If imitation is the sincerest form of flattery, than it’s safe to say that Ryan Gosling thinks the world of Nicolas Winding Refn and Derek Cianfrance.
Lost River is Gosling’s first film as a writer and a director, and with his first go, he’s attempted to create an artistic, ambiguous, dramatic thriller. As I alluded to previously, the film shares much of the same vibes and production as past films that Gosling has starred in: Drive, Only God Forgives, and The Place Beyond the Pines, mostly. Before jumping into details, the best way to illustrate this comparison is to show you. Below are trailers for the three other films followed by Lost River‘s. See if you can’t find any similarities.
It’s worth noting that the first two trailers for the Winding Refn films are very misleading, and not true to the true themes/feel of the films. They are much more similar to that of The Place Beyond the Pines [TPBTP] and Lost River.
The film shares production design, art direction, and even music department cast with Drive, and the visual and aural presentation make that fact clear. The most noticeable similarities are the colors, contrast, and saturation much in the vein of Winding Refn: the neons, the bright colors against the black of night, hallways and rooms washed out in purple and pink. The music of the film has several tracks that imitate Cliff Martinez’s work in Drive and Only God Forgives with the deep driving synth sounds. The soundtrack for this film had me scratching my head at points, which is a very rare occurrence for me when watching a movie. I think some of the selections just didn’t work. Others did well to bring out the dark, chilling, thrilling vibes, but in general it was very hit-or-miss.

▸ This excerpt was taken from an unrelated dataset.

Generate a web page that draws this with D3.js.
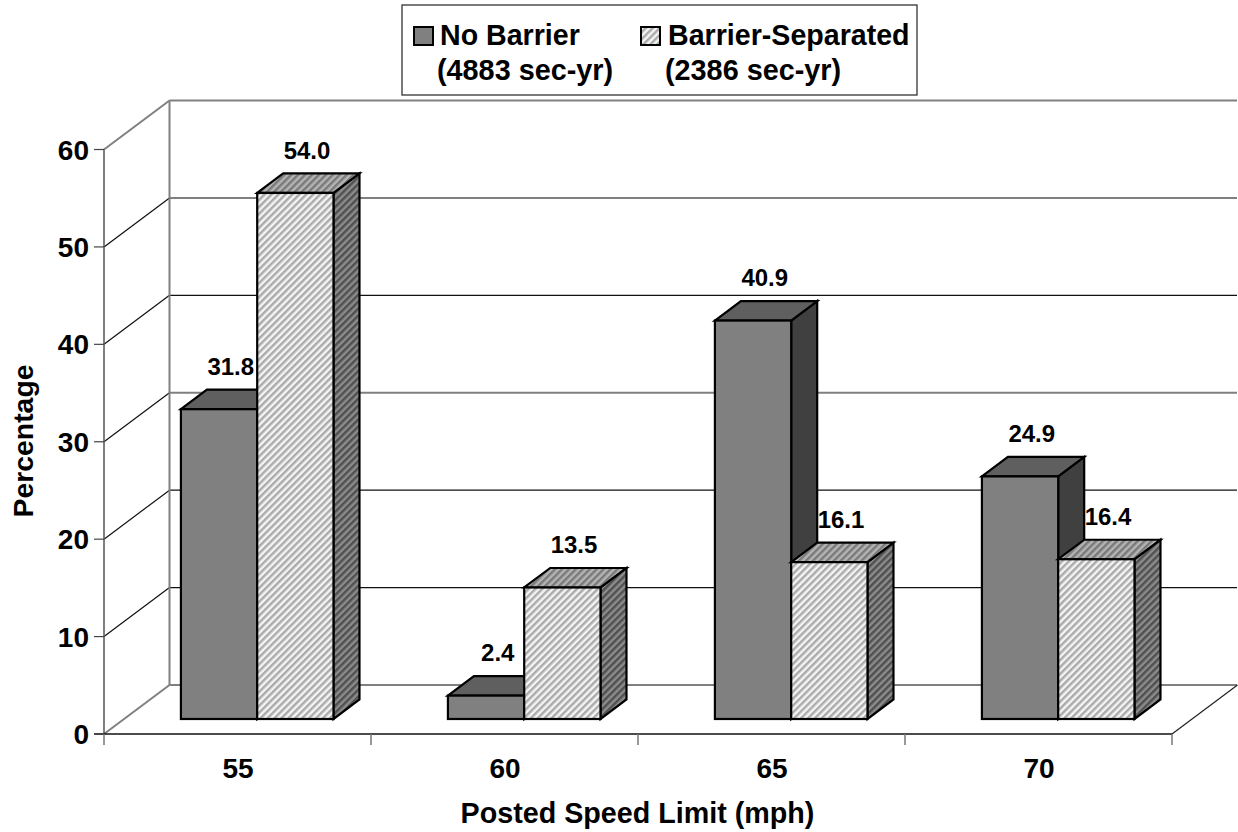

The story and direction are more the likes of Cianfrance. The grungy, lower class setting paired with the characters of the film down on their luck and looking for money any way they can very much emulates TPBTP, and I find Gosling’s direction to have much of the same feel. He succeeded, along with the great casting of Matt Smith and Ben Mendelsohn, in creating some really creepy, freaky characters and scenes. The destructive, fiery world of urban Detroit gives memorable images. Without those characters, actors, and scenes, the film is derivative and slow. It has some life and excitement when the climax comes, but it is over in a flash as the movie ends seemingly abruptly.
There is promise shown from the work of Gosling here. Winding Refn and Cianfrance have succeeded in this niche of film-making, and Gosling shows he’s got the chops to create such a visual experience. All he needs to do now is to find a true, wholesome heart for the body of his craft.